It will be seen that the effect of subsection (5) (b) is that it is not an offence for a Sikh to wear a kirpan in a public place. Mr Saini submits that it follows that the Claimant had a legal right to wear his kirpan in a court building and that it was unlawful for HMCTS to adopt a different rule.
That submission is based on a fundamental misunderstanding. The 1988 Act is concerned with criminal liability. Section 139 (5) (b) cannot confer a positive right which over-rides the entitlement of the persons responsible for a public building to impose conditions of access, which would include conditions governing the length of a kirpan that may be brought into the building. As Cavanagh J put it at para. 28 of his judgment:
“The HMCTS Security Guidance is not concerned with the scope of the criminal law but with the circumstances in which persons should be refused entry to court buildings because they carry a blade or similar article. The claimant was not threatened with prosecution, let alone prosecuted. Neither section 139 (5) (b) of the Criminal Justice Act 1998 nor the criminal law in general provides the vires for decisions to exclude a person from a court building because he or she is believed to be carrying a bladed article. The vires comes from sections 52 to 54 of the Court Act 2003.”

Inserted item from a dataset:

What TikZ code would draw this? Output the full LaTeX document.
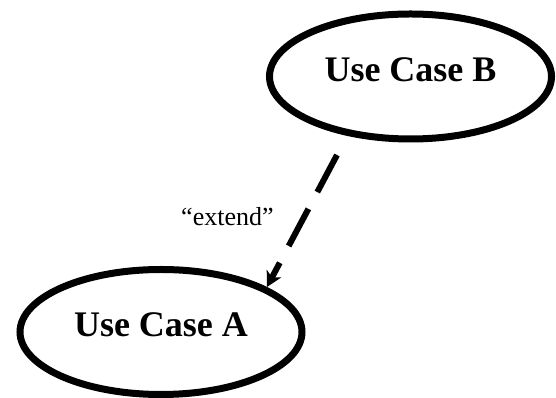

As a secondary submission Mr Saini contended that the length restriction in the Kirpan Guidance contravened the Human Rights Act 1998, but that adds nothing to ground 2, to which I will come presently.
Ground 1B
The substance of this ground is that the length restriction in the Kirpan Guidance is “arbitrary”. Various points are made under this head which I take in turn.
First, the Claimant relies on the fact that guidance issued by the Scottish Courts and Tribunals Service is in different terms from HMCTS’s Kirpan Guidance. The Scottish guidance reads:
“Wearing a Kirpan
A Kirpan may be carried for religious reasons under Section 49(4) of the Criminal Law (Consolidation) (Scotland) Act 1995.
Informing the Court
An initiated Sikh attending court should inform court officials in advance when possible, or on arrival, that a Kirpan is worn. Normal security procedures will be carried out, and the Sikh will be able to wear the Kirpan in court and the court environment.̽ In the court and its vicinity, the Kirpan must always be sheathed and worn out of sight. If you have any questions regarding the wearing of the Kirpan please contact the court concerned.
̽ there may be exceptional circumstances when this will not be possible and those circumstances will be discussed on application.”
That guidance contains no restriction on the length of the kirpan that may be worn, although the right is reserved not to permit the wearing of a kirpan in “exceptional circumstances”. Mr Saini submits that the difference in practice between England and Wales on the one hand and Scotland on the other demonstrates that the restriction on the length of a kirpan in England is irrational. (In his skeleton argument Mr Saini sought to reinforce this point by submitting that the Lord Chancellor is the responsible minister in both jurisdictions, but that is wrong: the administration of the courts and (most) tribunals in Scotland is a devolved matter.)
That argument has no prospect of success. Different authorities may reasonably form different views about the risk posed by the wearing of a kirpan in court and how to address it. It is to be noted that even in Scotland the right is not absolute: Sikhs wishing to wear a kirpan in court still have to declare that fact, in advance where possible, and the authorities reserve the right, albeit in exceptional circumstances, to decline permission.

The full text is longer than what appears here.